Paradise sucked until I found the suicide note. And then it didn’t suck at all. It was so good, in fact, that I thought maybe my entire life was finally going to change.
Tangled is Carolyn Mackler’s latest, longest, and most ambitious book for young adults. Ambitious is obviously my commentary, and my comment attends mainly to the plot and story structure of the novel. Her previous four novels – Love is a Four Letter Word, The Earth, My Butt and Other Big Round Things, Vegan Virgin Valentine, and Guyaholic – are single voiced narratives about girls. Very deft, interesting portrayals of high school girls of a certain economic class – I especially love Mackler’s charmingly powerless Virginia in The Earth, My Butt and Other Big Round Things – but all books similar in thematic scope. Tangled is a novel in four parts, each a first-person narration from a different character’s point of view. What makes the book especially interesting is that the narratives are entirely separate – four novellas rather than one story told through four lenses – and that the characters and their relationships are largely unknown to the reader.
The first section is Jena’s, while the vacations in the Caribbean with her mother and her mother’s best friend and daughter, Skye. Jena’s voice reminded me of a slightly more self-possessed Virginia. She is preoccupied with her weight, her appearance, with looking good in front of glamorous Skye, and impressing the hot guy staying in their hotel.
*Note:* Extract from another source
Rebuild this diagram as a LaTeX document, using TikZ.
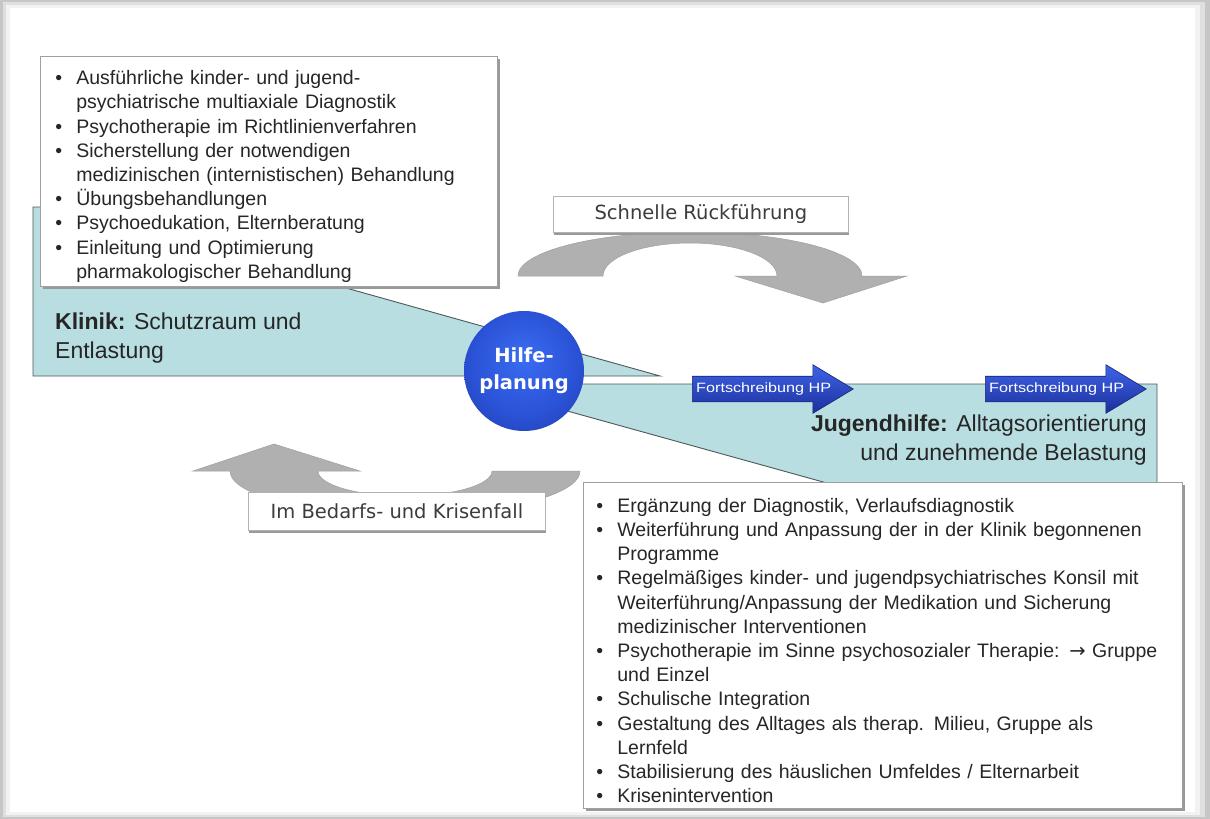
\documentclass[tikz,border=0pt]{standalone}
\usepackage{fontspec}
\setmainfont{Liberation Sans}
\newfontfamily\verd{DejaVu Sans}
\usetikzlibrary{positioning, shapes.arrows, shadows}

\definecolor{tuerkis}{HTML}{B8DEE1}
\definecolor{rand}{HTML}{4E5858}
\definecolor{pfeilgrau}{HTML}{B0B0B0}
\definecolor{schrift}{HTML}{262626}
\definecolor{hkhell}{HTML}{3A6CF2}
\definecolor{hkmittel}{HTML}{2A52D6}
\definecolor{hkrand}{HTML}{1F37A2}
\definecolor{hkdunkel}{HTML}{15216A}
\definecolor{fsoben}{HTML}{3F64E8}
\definecolor{fsmitte}{HTML}{2E52DA}
\definecolor{fsunten}{HTML}{1C2F9C}
\definecolor{fsrand}{HTML}{16246E}
\pgfdeclareradialshading{kugel}{\pgfpoint{0bp}{6bp}}{color(0bp)=(hkhell); color(22bp)=(hkmittel); color(40bp)=(hkrand); color(50bp)=(hkdunkel)}

\newcommand{\punkt}{\par\noindent\hangindent=21pt\hangafter=1\makebox[21pt][l]{\textbullet}}

\begin{document}
\begin{tikzpicture}[x=1pt, y=-1pt,
	flaeche/.style={fill=tuerkis, draw=rand, line width=0.9pt},
	bogen/.style={fill=pfeilgrau, draw=gray!75, line width=0.5pt},
	liste/.style={draw=gray!75, fill=white, line width=0.8pt, anchor=north west,
		drop shadow={shadow xshift=3pt, shadow yshift=-3pt, fill=gray!80, opacity=1},
		inner ysep=0pt, align=left, text=schrift, font=\fontsize{19.5}{24.2}\selectfont},
	kasten/.style={draw=gray!60, fill=white, line width=0.8pt, anchor=north west,
		drop shadow={shadow xshift=1pt, shadow yshift=-3pt, fill=gray!80, opacity=1},
		inner sep=0pt, text=schrift!90, font=\verd\fontsize{19.5}{22}\selectfont},
	fspfeil/.style={single arrow, single arrow head extend=11.5pt, single arrow tip angle=62,
		minimum height=161pt, text height=9pt, text depth=2.5pt, inner ysep=6.75pt, inner xsep=0pt,
		draw=fsrand, line width=0.6pt, top color=fsoben, middle color=fsmitte, bottom color=fsunten,
		anchor=tail},
	fstext/.style={text=white, inner sep=0pt, font=\fontsize{13.5}{14}\selectfont},
	titel/.style={text=schrift, inner sep=0pt, font=\fontsize{23}{29}\selectfont}]
	\useasboundingbox (0,0) rectangle (1210,819);
	\fill[gray!45] (0,0) rectangle (1210,819);
	\fill[gray!25] (3,2) rectangle (1205,817);
	\fill[gray!10] (6,5) rectangle (1200,815);
	\fill[white] (10,8) rectangle (1195,812);
	
	\filldraw[flaeche] (33,207) -- (100,207) -- (100,219) -- (660,376) -- (33,376) -- cycle;
	\filldraw[flaeche] (470,384) -- (1157,384) -- (1157,495) -- (870,495) -- cycle;
	
	\filldraw[bogen] (518,276) arc[start angle=180, end angle=0, x radius=172pt, y radius=44pt]
		-- (907,276) -- (823,303) -- (735,276) -- (777,276)
		arc[start angle=0, end angle=180, x radius=87pt, y radius=33pt] -- cycle;
	\filldraw[bogen] (580,471) arc[start angle=0, end angle=-180, x radius=175pt, y radius=44pt]
		-- (193,471) -- (274,444) -- (360,471) -- (318,471)
		arc[start angle=180, end angle=360, x radius=87pt, y radius=25pt] -- cycle;
	
	\node[liste, text width=427pt, inner xsep=15pt, minimum height=230pt] (klinikliste) at (40,56) {%
		\punkt Ausführliche kinder- und jugend-\newline psychiatrische multiaxiale Diagnostik
		\punkt Psychotherapie im Richtlinienverfahren
		\punkt Sicherstellung der notwendigen\newline medizinischen (internistischen) Behandlung
		\punkt Übungsbehandlungen
		\punkt Psychoedukation, Elternberatung
		\punkt Einleitung und Optimierung\newline pharmakologischer Behandlung\par};
	\node[liste, text width=573pt, inner xsep=13pt, minimum height=326pt] (jugendliste) at (583,482) {%
		\punkt Ergänzung der Diagnostik, Verlaufsdiagnostik
		\punkt Weiterführung und Anpassung der in der Klinik begonnenen\newline Programme
		\punkt Regelmäßiges kinder- und jugendpsychiatrisches Konsil mit\newline Weiterführung/Anpassung der Medikation und Sicherung\newline medizinischer Interventionen
		\punkt Psychotherapie im Sinne psychosozialer Therapie: {\verd→} Gruppe\newline und Einzel
		\punkt Schulische Integration
		\punkt Gestaltung des Alltages als therap. Milieu, Gruppe als\newline Lernfeld
		\punkt Stabilisierung des häuslichen Umfeldes / Elternarbeit
		\punkt Krisenintervention\par};
	
	\node[kasten, minimum width=295pt, minimum height=36pt] (rueck) at (553,196) {Schnelle Rückführung};
	\node[kasten, minimum width=297pt, minimum height=38pt] (krise) at (248,492) {Im Bedarfs- und Krisenfall};
	
	\node[titel, anchor=west, align=left] (klinik) at (55,338) {\textbf{Klinik:} Schutzraum und\\Entlastung};
	\node[titel, anchor=east, align=right] (jugend) at (1147,440) {\textbf{Jugendhilfe:} Alltagsorientierung\\und zunehmende Belastung};
	
	\node[fspfeil] (fs1) at (692,389) {};
	\node[fspfeil] (fs2) at (985,389) {};
	\node[fstext, right=4pt of fs1.tail] (fs1t) {\scalebox{1.2}[1]{Fortschreibung HP}};
	\node[fstext, right=4pt of fs2.tail] (fs2t) {\scalebox{1.2}[1]{Fortschreibung HP}};
	
	\node[circle, minimum size=120pt, shading=kugel, text=white, align=center,
		font=\verd\bfseries\fontsize{19.5}{27}\selectfont] (hp) at (524,371) {Hilfe-\\planung};
\end{tikzpicture}
\end{document}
When their romance doesn’t go as Jena hoped, I wasn’t surprised, but I was surprised to be taken off the island for the next section and into the hot guy’s head for section two.
I found it an engaging read – I wanted to turn the pages and figure out how the four teenagers would end up relating, and to find out, after meeting all four on the Caribbean island, what their motivations and personal stories would be. However, a big point of interest in a book with multiple narrators is re-realizing some of the earlier characters when the new characters offer a new perspective. I thought Mackler could have been a little more bold in these moments. Jena’s first-person narrative is full of insecurity about her appearance, but when we hear her romantic interests memories of her, she was attractive. Later, Jena approaches another character with great confidence and self-esteem. These re-visiting of characters is interesting, but not unexpected.
So ambitious. But not a magnum opus. However, I will keep running out to see what Ms. Mackler is up to.